Spring Awakening

Spring, 2008
Written By: Frank Wedekind
Directed By: Jeff Storer

The Department of Theater Studies presented Spring Awakening, the play by Frank Wedekind, as its mainstage production spring 2008. Jeff Storer, professor of the practice of theater studies, directed the play.

Spring Awakening, the play that inspired the Tony-winning Broadway musical by the same name, is a funny, profane, theatrically playful work about young people in the painful process of ‘waking up,’” says Neal Bell, dramaturg for the production and resident playwright and professor of the practice of theater studies. “They are discovering who they are, and who they might become, in a world that seems hemmed in by the brutal hypocrisy of adults.
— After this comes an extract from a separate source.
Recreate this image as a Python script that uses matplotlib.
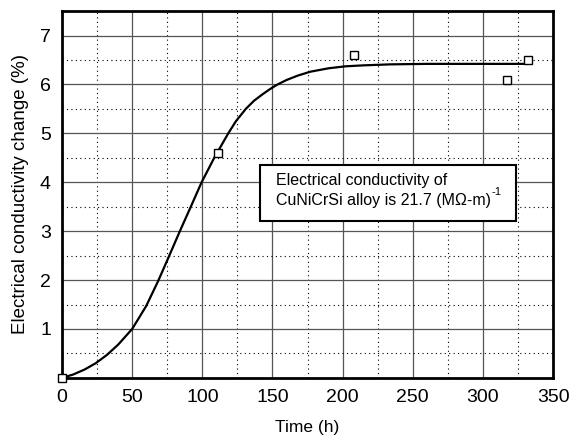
import matplotlib.pyplot as plt
from matplotlib.patches import Rectangle
from matplotlib.ticker import MultipleLocator

plt.rcParams['font.family'] = ['Liberation Sans', 'DejaVu Sans']

# measured points
time_h = [0, 111, 208, 317, 332]
change = [0, 4.6, 6.6, 6.1, 6.5]

# fitted curve
curve_t = [0, 8, 16, 24, 32, 40, 50, 60, 68.5, 76, 84, 91.8, 99.5, 108.5,
           118.5, 124, 131, 137, 143, 148, 153, 160, 168, 177, 190, 202, 215,
           234, 260, 300, 332]
curve_y = [0, 0.07, 0.17, 0.3, 0.47, 0.68, 1.0, 1.47, 1.98, 2.47, 3.0, 3.5,
           4.0, 4.5, 5.0, 5.25, 5.5, 5.67, 5.8, 5.9, 5.99, 6.09, 6.18, 6.26,
           6.33, 6.37, 6.39, 6.41, 6.42, 6.42, 6.42]

fig = plt.figure(figsize=(5.69, 4.42), dpi=100)
ax = fig.add_axes([0.109, 0.145, 0.863, 0.830])

ax.plot(curve_t, curve_y, color='black', lw=1.6, zorder=3)
ax.plot(time_h, change, ls='none', marker='s', ms=6, mfc='white', mec='black',
        mew=1.0, clip_on=False, zorder=4)

ax.set_xlim(0, 350)
ax.set_ylim(0, 7.5)
ax.xaxis.set_major_locator(MultipleLocator(50))
ax.xaxis.set_minor_locator(MultipleLocator(25))
ax.set_yticks([1, 2, 3, 4, 5, 6, 7])
ax.yaxis.set_minor_locator(MultipleLocator(0.5))

ax.grid(which='major', color='#555555', lw=0.9)
ax.grid(which='minor', color='black', ls=(0, (1, 3)), lw=0.8)
ax.set_axisbelow(True)
ax.tick_params(which='both', length=0, labelsize=14, pad=8)
for s in ax.spines.values():
    s.set_linewidth(2)

ax.set_xlabel('Time (h)', fontsize=12.5, labelpad=10)
ax.set_ylabel('Electrical conductivity change (%)', fontsize=13.5, labelpad=8)

# annotation box
ax.add_patch(Rectangle((141, 3.2), 182.5, 1.15, facecolor='white',
                       edgecolor='black', lw=1.5, zorder=5))
ax.text(152.5, 4.03, 'Electrical conductivity of', fontsize=11.5,
        va='center', zorder=6)
t2 = ax.text(152.5, 3.62, 'CuNiCrSi alloy is 21.7 (MΩ-m)', fontsize=11.5,
             va='center', zorder=6)
ax.annotate('-1', xy=(1, 0.75), xycoords=t2, xytext=(0.5, 0),
            textcoords='offset points', fontsize=8, va='bottom', zorder=6)

fig.savefig('out.png', dpi=100)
“It was considered shocking, when it was written in 1890 because of the unflinching way it portrays the sexual confusions and experiments of its young characters. And it still has the power to shock—and thrill and exhilarate,” adds Bell.

Students played the deciding role in selecting the play for production. “We had an open process for choosing the play,” says Storer. “We called for script suggestions last spring and after students submitted ideas, read and discussed the contenders, we whittled the titles down to a dozen and then five and then our final choice.

“I was very excited about the selection and able to get behind their choice, and I am happy it went through such a vetting process,” says Storer. “It allows for more ownership when students play a role in choosing, and we had a great turnout for auditions as a result of the early involvement.”

“I’m delighted that the Duke Theater Department is mounting a production of the original Spring Awakening,” says Bell, “so Triangle audiences can encounter this fascinating, challenging—and ultimately hopeful—play.”

Amir Ofek, visiting lecturer in design at Duke, designed the set and costumes. Dr. Anthony Kelley, assistant professor in the Duke music department, composed the score for the play. Jeff A.R. Jones, Duke visiting lecturer, was fight director for the production, and Ellen Hemphill, senior lecturing fellow in theater studies, worked with the cast on voice and gesture.